Ringfort (Rath), Lurgan, Co. Galway
Co. Galway |
Ringforts
Most ringforts have long since lost their local names, absorbed into the landscape without any human memory to anchor them.
This one in Lurgan, on a low rise above bogland in north County Galway, has held onto something: it is still called Kelly's Fort, a name recorded by Neary as far back as 1914. The fort itself is in poor condition, a subcircular rath measuring roughly 25 metres north to south and 22.5 metres east to west, which gives a sense of how modest most of these enclosures actually were in life. A rath is an earthen ringfort, typically constructed in the early medieval period as a farmstead enclosed by one or more earthen banks and ditches, the everyday architecture of rural Ireland between roughly the fifth and twelfth centuries.
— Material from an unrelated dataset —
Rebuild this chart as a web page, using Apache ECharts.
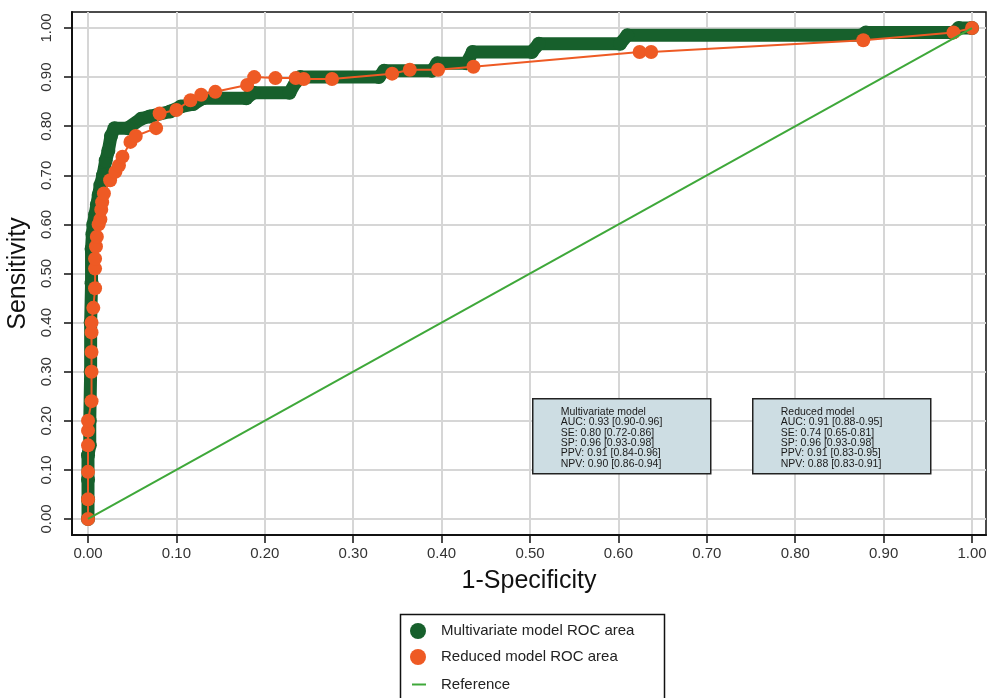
<!DOCTYPE html>
<html><head><meta charset="utf-8">
<script src="https://cdn.jsdelivr.net/npm/echarts@6/dist/echarts.min.js"></script>
<style>html,body{margin:0;padding:0;background:#fff}#c{width:987px;height:698px}</style>
</head><body><div id="c"></div>
<script>
// ---- data ----
const seriesNames = ['Multivariate model ROC area', 'Reduced model ROC area', 'Reference'];
const tickValues = [0, 0.1, 0.2, 0.3, 0.4, 0.5, 0.6, 0.7, 0.8, 0.9, 1.0];

const multiFpr = [0, 0, 0, 0, 0.002, 0.002, 0.003, 0.003, 0.004, 0.004, 0.005, 0.006, 0.008, 0.010, 0.012, 0.014, 0.017, 0.020, 0.023, 0.026, 0.030, 0.045, 0.060, 0.070, 0.093, 0.105, 0.119, 0.130, 0.179, 0.187, 0.228, 0.235, 0.240, 0.329, 0.335, 0.389, 0.395, 0.428, 0.435, 0.502, 0.510, 0.602, 0.610, 0.875, 0.880, 0.979, 0.985, 1.0];
const multiTpr = [0, 0.04, 0.08, 0.13, 0.15, 0.20, 0.30, 0.40, 0.48, 0.55, 0.58, 0.60, 0.62, 0.64, 0.66, 0.68, 0.70, 0.73, 0.75, 0.78, 0.796, 0.796, 0.815, 0.820, 0.830, 0.840, 0.845, 0.857, 0.857, 0.868, 0.868, 0.890, 0.900, 0.900, 0.913, 0.913, 0.928, 0.928, 0.951, 0.951, 0.968, 0.968, 0.985, 0.985, 0.991, 0.991, 1.0, 1.0];

const reducedFpr = [0, 0, 0, 0, 0, 0, 0.004, 0.004, 0.004, 0.004, 0.004, 0.006, 0.008, 0.008, 0.008, 0.009, 0.010, 0.012, 0.014, 0.015, 0.016, 0.018, 0.025, 0.031, 0.035, 0.039, 0.048, 0.054, 0.077, 0.081, 0.100, 0.116, 0.128, 0.144, 0.180, 0.188, 0.212, 0.235, 0.244, 0.276, 0.344, 0.364, 0.396, 0.436, 0.624, 0.637, 0.877, 0.979, 1.0];
const reducedTpr = [0, 0.04, 0.096, 0.15, 0.18, 0.20, 0.24, 0.30, 0.34, 0.38, 0.40, 0.43, 0.47, 0.51, 0.53, 0.555, 0.575, 0.60, 0.61, 0.63, 0.645, 0.663, 0.69, 0.707, 0.72, 0.738, 0.768, 0.78, 0.796, 0.826, 0.833, 0.853, 0.864, 0.87, 0.884, 0.90, 0.898, 0.898, 0.896, 0.896, 0.907, 0.915, 0.915, 0.921, 0.951, 0.951, 0.975, 0.991, 1.0];

const referenceFpr = [0, 1];
const referenceTpr = [0, 1];

const multiStats = ['Multivariate model', 'AUC: 0.93 [0.90-0.96]', 'SE: 0.80 [0.72-0.86]', 'SP: 0.96 [0.93-0.98]', 'PPV: 0.91 [0.84-0.96]', 'NPV: 0.90 [0.86-0.94]'];
const reducedStats = ['Reduced model', 'AUC: 0.91 [0.88-0.95]', 'SE: 0.74 [0.65-0.81]', 'SP: 0.96 [0.93-0.98]', 'PPV: 0.91 [0.83-0.95]', 'NPV: 0.88 [0.83-0.91]'];

// ---- chart ----
const pair = (xs, ys) => xs.map((x, i) => [x, ys[i]]);
const FONT = 'Liberation Sans, Arial, sans-serif';
const chart = echarts.init(document.getElementById('c'), null, {renderer: 'canvas'});

function statBox(x, y, lines) {
  return {
    type: 'group', left: x, top: y, silent: true, z: 100,
    children: [
      {type: 'rect', z: 100, shape: {x: 0, y: 0, width: 178, height: 75},
       style: {fill: '#cddde3', stroke: '#222', lineWidth: 1.5}},
      {type: 'text', z: 101, x: 28, y: 8,
       style: {text: lines.join('\n'), font: '10.5px ' + FONT, lineHeight: 10.4, fill: '#1a1a1a'}}
    ]
  };
}

const legendCommon = {
  orient: 'vertical', itemGap: 10,
  textStyle: {fontSize: 15, fontFamily: FONT, color: '#222'},
  selectedMode: false
};

chart.setOption({
  animation: false,
  backgroundColor: '#fff',
  grid: {left: 72, top: 12, right: 1, bottom: 163, show: true, borderColor: '#111', borderWidth: 1.5, containLabel: false, outerBoundsMode: 'none'},
  xAxis: {
    type: 'value', min: -0.0181, max: 1.0158,
    name: '1-Specificity', nameLocation: 'middle', nameGap: 34,
    nameTextStyle: {fontSize: 25, fontFamily: FONT, color: '#111'},
    axisLine: {show: true, onZero: false, lineStyle: {color: '#111', width: 2}},
    axisTick: {show: true, length: 8, lineStyle: {color: '#111', width: 1.5}, customValues: tickValues},
    axisLabel: {customValues: tickValues, formatter: v => v.toFixed(2), fontSize: 15, fontFamily: FONT, color: '#333', margin: 11},
    splitLine: {show: true, lineStyle: {color: '#d6d6d6', width: 2}}
  },
  yAxis: {
    type: 'value', min: -0.0326, max: 1.0326,
    name: 'Sensitivity', nameLocation: 'middle', nameGap: 31, nameRotate: 90,
    nameTextStyle: {fontSize: 25, fontFamily: FONT, color: '#111'},
    axisLine: {show: true, onZero: false, lineStyle: {color: '#111', width: 2}},
    axisTick: {show: true, length: 8, lineStyle: {color: '#111', width: 1.5}, customValues: tickValues},
    axisLabel: {customValues: tickValues, formatter: v => v.toFixed(2), fontSize: 15, fontFamily: FONT, color: '#333', rotate: 90, margin: 18},
    splitLine: {show: true, lineStyle: {color: '#d6d6d6', width: 2}}
  },
  legend: [
    Object.assign({}, legendCommon, {top: 618, left: 405, data: [{name: seriesNames[0], icon: 'circle'}, {name: seriesNames[1], icon: 'circle'}], itemWidth: 32, itemHeight: 16,
      textStyle: {fontSize: 15, fontFamily: FONT, color: '#222', padding: [0, 0, 0, 2]}}),
    Object.assign({}, legendCommon, {top: 672, left: 407, data: [{name: seriesNames[2], icon: 'rect'}], itemWidth: 14, itemHeight: 2,
      textStyle: {fontSize: 15, fontFamily: FONT, color: '#222', padding: [0, 0, 0, 10]}})
  ],
  graphic: [
    {type: 'rect', left: 398, top: 612, silent: true, shape: {x: 0, y: 0, width: 264, height: 100},
     style: {fill: 'none', stroke: '#111', lineWidth: 1.5}, z: -1},
    statBox(532, 398, multiStats),
    statBox(752, 398, reducedStats)
  ],
  series: [
    {
      name: seriesNames[0], type: 'line', data: pair(multiFpr, multiTpr),
      symbol: 'circle', symbolSize: 14, showAllSymbol: true,
      itemStyle: {color: '#17602c'},
      lineStyle: {color: '#17602c', width: 13, cap: 'round', join: 'round'},
      z: 2
    },
    {
      name: seriesNames[1], type: 'line', data: pair(reducedFpr, reducedTpr),
      symbol: 'circle', symbolSize: 14, showAllSymbol: true,
      itemStyle: {color: '#ee5a24'},
      lineStyle: {color: '#ee5a24', width: 2},
      z: 3
    },
    {
      name: seriesNames[2], type: 'line', data: pair(referenceFpr, referenceTpr),
      symbol: 'none',
      itemStyle: {color: '#3fa83a'},
      lineStyle: {color: '#3fa83a', width: 2},
      z: 4
    }
  ]
});
</script></body></html>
What survives here is fragmentary. A degraded scarp, essentially the eroded remnant of what was once a more pronounced earthen bank, and an external fosse, or ditch, can still be traced along the northeastern, eastern, and southern arcs of the enclosure. Elsewhere, nothing visible remains at the surface. Field banks have cut through the monument at the northeast and south-southwest, the kind of agricultural modification that has gradually dismantled many similar sites across the country over generations of land use. Inside the enclosure, a scattering of hollows records another form of damage: the ground was quarried at some point, the material taken for purposes now unknown. The combination of field boundary intrusions and quarrying means the interior has been significantly disturbed, leaving a site that requires some patience and imagination to read.